JAKARTA (Suaramuslim.net) – Direktur Lembaga Riset Institute for Demographic and Poverty Studies (IDEAS), Yusuf Wibisono mengungkapkan bahwa kinerja tinggi penanggulangan kemiskinan periode Maret-September 2021 dengan capaian penurunan angka kemiskinan hingga 9,71 persen, tidak berjalan beriringan dengan penciptaan lapangan kerja, bahkan berlawanan arah.
“Pada waktu yang relatif bersamaan dengan berkurangnya 1,04 juta penduduk miskin, jumlah pengangguran justru bertambah 356 ribu orang, dari 8,75 juta orang pada Februari 2021 menjadi 9,1 juta orang pada Agustus 2021,” kata Yusuf Wibisono dalam rilisnya, Jumat (21/01/22).

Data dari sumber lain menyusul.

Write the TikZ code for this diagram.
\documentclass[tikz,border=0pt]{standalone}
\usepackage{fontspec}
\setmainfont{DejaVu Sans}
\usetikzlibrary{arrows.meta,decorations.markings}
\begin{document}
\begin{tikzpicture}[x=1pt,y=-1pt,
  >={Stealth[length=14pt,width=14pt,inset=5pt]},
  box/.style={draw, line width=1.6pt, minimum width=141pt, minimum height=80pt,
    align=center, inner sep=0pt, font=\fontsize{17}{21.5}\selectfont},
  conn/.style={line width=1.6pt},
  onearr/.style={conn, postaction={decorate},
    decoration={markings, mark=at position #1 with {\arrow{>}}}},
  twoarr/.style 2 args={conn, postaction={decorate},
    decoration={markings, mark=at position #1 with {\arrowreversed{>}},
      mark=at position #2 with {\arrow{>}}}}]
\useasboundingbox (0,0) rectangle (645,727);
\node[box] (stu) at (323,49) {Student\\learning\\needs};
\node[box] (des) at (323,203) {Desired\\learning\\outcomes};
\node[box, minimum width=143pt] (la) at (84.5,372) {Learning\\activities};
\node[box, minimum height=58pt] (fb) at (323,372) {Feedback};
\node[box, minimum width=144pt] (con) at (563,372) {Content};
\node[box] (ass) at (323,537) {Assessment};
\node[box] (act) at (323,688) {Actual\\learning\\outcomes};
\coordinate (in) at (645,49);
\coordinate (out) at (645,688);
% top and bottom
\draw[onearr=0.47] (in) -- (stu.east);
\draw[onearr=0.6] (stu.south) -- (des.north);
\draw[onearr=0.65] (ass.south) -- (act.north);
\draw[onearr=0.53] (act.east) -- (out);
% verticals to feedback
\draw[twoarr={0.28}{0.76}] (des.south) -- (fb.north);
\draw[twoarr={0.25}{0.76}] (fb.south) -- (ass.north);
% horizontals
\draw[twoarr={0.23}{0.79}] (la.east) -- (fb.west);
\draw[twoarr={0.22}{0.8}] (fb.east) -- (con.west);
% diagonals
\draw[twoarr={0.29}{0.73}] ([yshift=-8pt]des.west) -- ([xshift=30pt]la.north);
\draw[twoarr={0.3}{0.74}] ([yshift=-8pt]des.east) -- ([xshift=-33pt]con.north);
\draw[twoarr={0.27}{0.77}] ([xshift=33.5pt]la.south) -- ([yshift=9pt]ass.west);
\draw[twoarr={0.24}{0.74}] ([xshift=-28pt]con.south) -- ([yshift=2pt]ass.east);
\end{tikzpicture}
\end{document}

“Ketidakseimbangan pasar tenaga kerja, yaitu menganggur, setengah menganggur dan upah rendah, seharusnya menjadi kontributor terbesar kemiskinan, dikarenakan rendahnya tingkat mobilitas, daya tawar dan kapasitas mencari pekerjaan alternatif bagi si miskin,” jelas Yusuf
Menurutnya, kinerja luar biasa pemerintah dalam menurunkan angka kemiskinan ini menimbulkan sejumlah tanya karena pada periode Maret-September 2021 Indonesia dihantam gelombang kedua pandemi dengan sangat keras, yang berpuncak di bulan Juli lalu.

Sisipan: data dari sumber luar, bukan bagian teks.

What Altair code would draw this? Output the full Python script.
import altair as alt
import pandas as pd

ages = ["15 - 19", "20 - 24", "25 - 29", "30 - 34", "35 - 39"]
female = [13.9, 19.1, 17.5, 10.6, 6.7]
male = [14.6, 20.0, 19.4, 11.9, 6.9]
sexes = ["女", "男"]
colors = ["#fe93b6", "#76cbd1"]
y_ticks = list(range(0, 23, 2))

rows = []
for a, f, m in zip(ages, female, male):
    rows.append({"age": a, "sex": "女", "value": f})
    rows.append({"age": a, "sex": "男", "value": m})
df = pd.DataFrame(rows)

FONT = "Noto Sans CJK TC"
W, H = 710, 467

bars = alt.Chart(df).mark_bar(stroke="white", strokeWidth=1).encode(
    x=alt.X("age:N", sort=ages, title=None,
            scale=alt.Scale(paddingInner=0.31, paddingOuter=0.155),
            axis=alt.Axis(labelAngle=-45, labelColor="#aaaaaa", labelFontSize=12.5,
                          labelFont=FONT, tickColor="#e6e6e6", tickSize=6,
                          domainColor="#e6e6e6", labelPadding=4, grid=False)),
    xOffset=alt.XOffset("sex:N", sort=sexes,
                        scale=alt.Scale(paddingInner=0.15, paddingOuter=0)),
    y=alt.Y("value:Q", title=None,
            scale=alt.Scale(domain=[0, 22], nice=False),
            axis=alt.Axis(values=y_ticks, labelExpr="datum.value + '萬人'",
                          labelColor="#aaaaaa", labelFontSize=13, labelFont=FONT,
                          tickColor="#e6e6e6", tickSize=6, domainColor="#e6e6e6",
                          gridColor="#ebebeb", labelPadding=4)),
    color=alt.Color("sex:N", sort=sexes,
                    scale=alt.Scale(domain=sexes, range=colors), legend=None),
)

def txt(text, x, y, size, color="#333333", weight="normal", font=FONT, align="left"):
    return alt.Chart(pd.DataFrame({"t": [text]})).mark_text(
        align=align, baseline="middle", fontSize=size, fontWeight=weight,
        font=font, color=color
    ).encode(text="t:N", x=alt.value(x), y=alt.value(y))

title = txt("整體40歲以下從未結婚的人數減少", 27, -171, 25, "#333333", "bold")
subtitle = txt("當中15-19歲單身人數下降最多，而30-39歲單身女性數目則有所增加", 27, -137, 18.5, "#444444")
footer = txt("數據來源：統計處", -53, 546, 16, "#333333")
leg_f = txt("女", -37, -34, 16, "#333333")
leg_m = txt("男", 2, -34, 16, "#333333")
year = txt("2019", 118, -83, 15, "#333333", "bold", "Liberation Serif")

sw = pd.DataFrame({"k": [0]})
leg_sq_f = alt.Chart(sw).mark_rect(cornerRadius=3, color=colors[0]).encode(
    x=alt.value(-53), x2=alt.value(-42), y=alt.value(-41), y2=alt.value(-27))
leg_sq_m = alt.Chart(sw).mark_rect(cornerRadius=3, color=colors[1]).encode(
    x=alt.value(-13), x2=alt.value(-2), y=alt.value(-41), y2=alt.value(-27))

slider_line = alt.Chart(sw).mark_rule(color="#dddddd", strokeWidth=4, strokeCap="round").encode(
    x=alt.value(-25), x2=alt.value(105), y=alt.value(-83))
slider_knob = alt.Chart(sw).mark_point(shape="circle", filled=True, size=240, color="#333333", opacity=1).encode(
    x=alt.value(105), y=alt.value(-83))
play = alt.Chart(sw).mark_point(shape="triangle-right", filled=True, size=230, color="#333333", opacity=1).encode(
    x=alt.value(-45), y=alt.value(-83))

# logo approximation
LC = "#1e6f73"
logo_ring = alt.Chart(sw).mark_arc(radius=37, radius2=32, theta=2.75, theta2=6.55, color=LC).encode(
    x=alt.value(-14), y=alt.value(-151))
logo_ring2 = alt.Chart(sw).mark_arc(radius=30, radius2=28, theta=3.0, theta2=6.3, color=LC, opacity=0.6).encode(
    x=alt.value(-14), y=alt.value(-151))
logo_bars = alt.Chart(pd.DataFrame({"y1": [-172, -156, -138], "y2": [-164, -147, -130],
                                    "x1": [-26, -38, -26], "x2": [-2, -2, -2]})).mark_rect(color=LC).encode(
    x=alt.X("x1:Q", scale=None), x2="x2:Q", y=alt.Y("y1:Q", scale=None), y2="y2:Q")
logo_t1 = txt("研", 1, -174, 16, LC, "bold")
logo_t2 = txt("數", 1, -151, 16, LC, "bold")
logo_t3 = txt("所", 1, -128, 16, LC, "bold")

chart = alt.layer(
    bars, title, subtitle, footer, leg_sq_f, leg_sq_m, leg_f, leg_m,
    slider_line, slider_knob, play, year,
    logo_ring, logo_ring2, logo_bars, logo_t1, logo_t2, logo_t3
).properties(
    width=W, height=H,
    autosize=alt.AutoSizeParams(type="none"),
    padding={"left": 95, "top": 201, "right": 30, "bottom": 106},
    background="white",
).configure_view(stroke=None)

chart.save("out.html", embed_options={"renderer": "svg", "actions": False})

Pada periode tersebut, di sebagian besar wilayah, terutama di Jawa Bali, diterapkan pembatasan aktivitas masyarakat di tingkat maksimum, PPKM Level 4, sejak Juni 2021.
Pembatasan ini baru mulai dilonggarkan di bulan September 2021. Namun secara luar biasa, angka kemiskinan turun drastis, dari 10,14 persen (27,54 juta jiwa) pada Maret 2021, menjadi 9,71 persen (26,50 juta jiwa).
“Dengan kata lain, pemerintah mampu menurunkan jumlah penduduk miskin hingga 1,04 juta jiwa di tengah pandemi yang sedang mengganas,” ucap Yusuf.
Pengalaman penanggulangan kemiskinan terkini tersebut berbeda jauh dengan pengalaman awal pandemi.
Pada periode Maret-September 2020, ketika sebagian besar wilayah Indonesia menerapkan Pembatasan Sosial Berskala Besar (PSBB), terutama di Jawa-Bali, insiden kemiskinan melonjak.
“Angka kemiskinan meningkat drastis saat itu dari 9,78 persen (26,42 juta jiwa) pada Maret 2020 menjadi 10,19 persen (27,55 juta jiwa), atau bertambah 1,13 juta jiwa,” ujar Yusuf.
Angka kemiskinan September 2021 yang mencapai 9,71 persen ini bersesuaian dan menyokong target angka kemiskinan 2022 yang disampaikan pemerintah pada Agustus 2021 yang lalu. Yaitu kembali ke angka satu digit, pada kisaran tingkat 8,5-9,0 persen, setara 23,1-24,4 juta jiwa penduduk miskin.
“Target di kisaran 9,0 persen pada 2022 menjadi realistis. Meski demikian kinerja penanggulangan kemiskinan 2022 akan banyak bergantung pada pengendalian pandemi, terutama ancaman gelombang ketiga seiring kehadiran varian Omicron,” tutup Yusuf.